Is it already too late to equip the American bar to remain the source of uncompromising, independent advice under today's changing economic conditions? Not at all. The action by the House of Delegates was a serious setback to the belief that MDPs controlled by non-lawyers are inevitable and that it is futile to oppose them. The future of the American bar lies in your hands: the practicing lawyers, the bar associations and the courts.

And it also lies in the hands of the Commission that has worked so hard and has done so much to bring these issues to our attention. I would hope that the Commission, itself, will think creatively about how to equip law firms to survive independently in today's economy so that they can continue to offer their indispensable services to our clients and to our nation. I hope that the Commission will take a fresh look at this broader question and offer a new report.

But independence is the key. In the words of one of our speakers in the House of Delegates, Jack Dunbar of Mississippi:

"[L]awyers are special people.

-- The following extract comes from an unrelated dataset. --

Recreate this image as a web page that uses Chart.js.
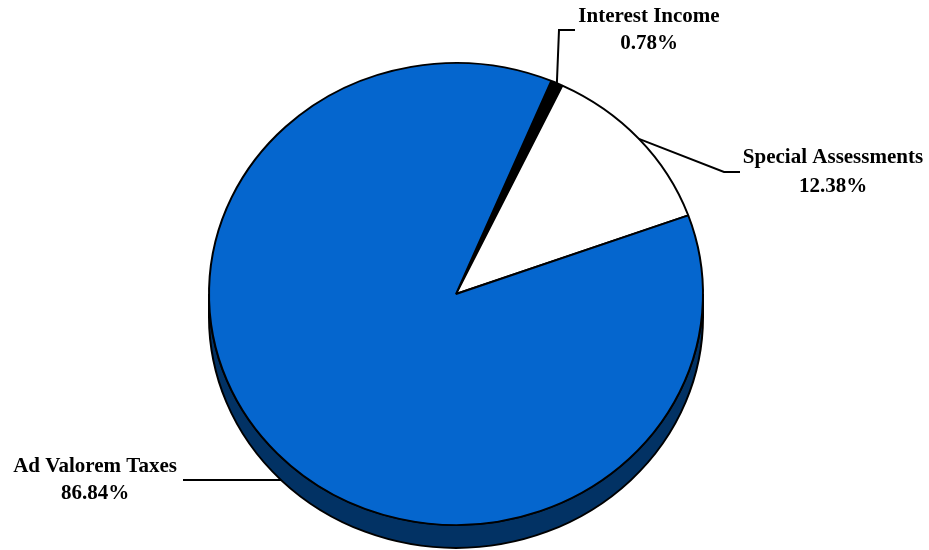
<!DOCTYPE html>
<html>
<head>
<meta charset="utf-8">
<script src="https://cdn.jsdelivr.net/npm/chart.js@4/dist/chart.umd.min.js"></script>
<style>
  html, body { margin: 0; padding: 0; background: #ffffff; }
  #wrap { width: 929px; height: 550px; position: relative; }
</style>
</head>
<body>
<div id="wrap"><canvas id="c"></canvas></div>
<script>
// ---- data ----
const categories = ['Interest Income', 'Special Assessments', 'Ad Valorem Taxes'];
const shares = [0.78, 12.38, 86.84];
const shareLabels = ['0.78%', '12.38%', '86.84%'];
const sliceColors = ['#000000', '#FFFFFF', '#0566CE'];

// ---- style constants ----
const TILT = 0.935;        // vertical squash of the pie
const DEPTH = 23;          // screen px thickness of pie
const SIDE_COLOR = '#023264';
const FONT = 'bold 21px "Liberation Serif", "Times New Roman", serif';

// label layout (style): text centre x, line centres, elbow polyline, anchor mode
const labelLayout = [
  { x: 649, y1: 17, y2: 44, elbow: [[575, 30], [559, 30]], anchor: 'top' },
  { x: 833, y1: 158, y2: 187, elbow: [[740, 172], [724, 172]], anchor: 'top' },
  { x: 95, y1: 467, y2: 494, elbow: [[183, 480]], anchor: 'side' }
];

const pie3d = {
  id: 'pie3d',
  beforeDatasetsDraw(chart) {
    const arc = chart.getDatasetMeta(0).data[0];
    if (!arc) return;
    const { x: cx, y: cy, outerRadius: r } = arc.getProps(['x', 'y', 'outerRadius'], true);
    const ctx = chart.ctx;
    ctx.save();
    ctx.translate(cx, cy);
    ctx.scale(1, TILT);
    ctx.translate(-cx, -cy);
    const d = DEPTH / TILT;
    ctx.beginPath();
    ctx.moveTo(cx + r, cy);
    ctx.arc(cx, cy + d, r, 0, Math.PI, false);
    ctx.lineTo(cx - r, cy);
    ctx.arc(cx, cy, r, Math.PI, 0, true);
    ctx.closePath();
    ctx.fillStyle = SIDE_COLOR;
    ctx.fill();
    ctx.lineWidth = 2;
    ctx.strokeStyle = '#000000';
    ctx.stroke();
  },
  afterDatasetsDraw(chart) {
    chart.ctx.restore();
  },
  afterDraw(chart) {
    const meta = chart.getDatasetMeta(0);
    const ctx = chart.ctx;
    ctx.save();
    ctx.font = FONT;
    ctx.fillStyle = '#000000';
    ctx.textAlign = 'center';
    ctx.textBaseline = 'middle';
    meta.data.forEach((el, i) => {
      const p = el.getProps(['x', 'y', 'startAngle', 'endAngle', 'outerRadius'], true);
      const lay = labelLayout[i];
      const mid = (p.startAngle + p.endAngle) / 2;
      let ax, ay;
      const last = lay.elbow[lay.elbow.length - 1];
      if (lay.anchor === 'side') {
        ay = last[1];
        const by = p.y + DEPTH;
        const t = (ay - by) / (p.outerRadius * TILT);
        ax = p.x - p.outerRadius * Math.sqrt(Math.max(0, 1 - t * t));
      } else {
        ax = p.x + p.outerRadius * Math.cos(mid);
        ay = p.y + p.outerRadius * TILT * Math.sin(mid);
      }
      ctx.beginPath();
      ctx.moveTo(lay.elbow[0][0], lay.elbow[0][1]);
      for (let k = 1; k < lay.elbow.length; k++) ctx.lineTo(lay.elbow[k][0], lay.elbow[k][1]);
      ctx.lineTo(ax, ay);
      ctx.lineWidth = 2;
      ctx.strokeStyle = '#000000';
      ctx.stroke();
      ctx.fillText(categories[i], lay.x, lay.y1);
      ctx.fillText(shareLabels[i], lay.x, lay.y2);
    });
    ctx.restore();
  }
};

new Chart(document.getElementById('c'), {
  type: 'pie',
  data: {
    labels: categories,
    datasets: [{
      data: shares,
      backgroundColor: sliceColors,
      borderColor: '#000000',
      borderWidth: 2,
      clip: false
    }]
  },
  options: {
    responsive: true,
    maintainAspectRatio: false,
    animation: false,
    rotation: 22.7,
    events: [],
    layout: { padding: { top: 46, bottom: 8, left: 156, right: 173 } },
    plugins: {
      legend: { display: false },
      tooltip: { enabled: false }
    }
  },
  plugins: [pie3d]
});
</script>
</body>
</html>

We're not like accountants. We're not like MBAs and deal-doers and investment bankers. We're fiduciaries. We're in the Constitution. We're officers of the court. And we hold in trust the very fabric of this society. It has been lawyers who have kept the playing fields level, who have kept people honest in the marketplace, and who have stood between the individual and the abuse of authority for 200 years and contributed to the success of this great American experiment.... And so I get real nervous when somebody suggests that we blend this profession into a business unit as a profit center for a company controlled by non-lawyers."

I am confident that this captures the sense of the American bar and the House of Delegates. There is good reason for us to stand firm against certain trends, such as one-stop-shopping convenience, when more important considerations are at stake. Let's hold our heads high and figure out what we need to do to remain a profession that offers uncompromising, independent counsel.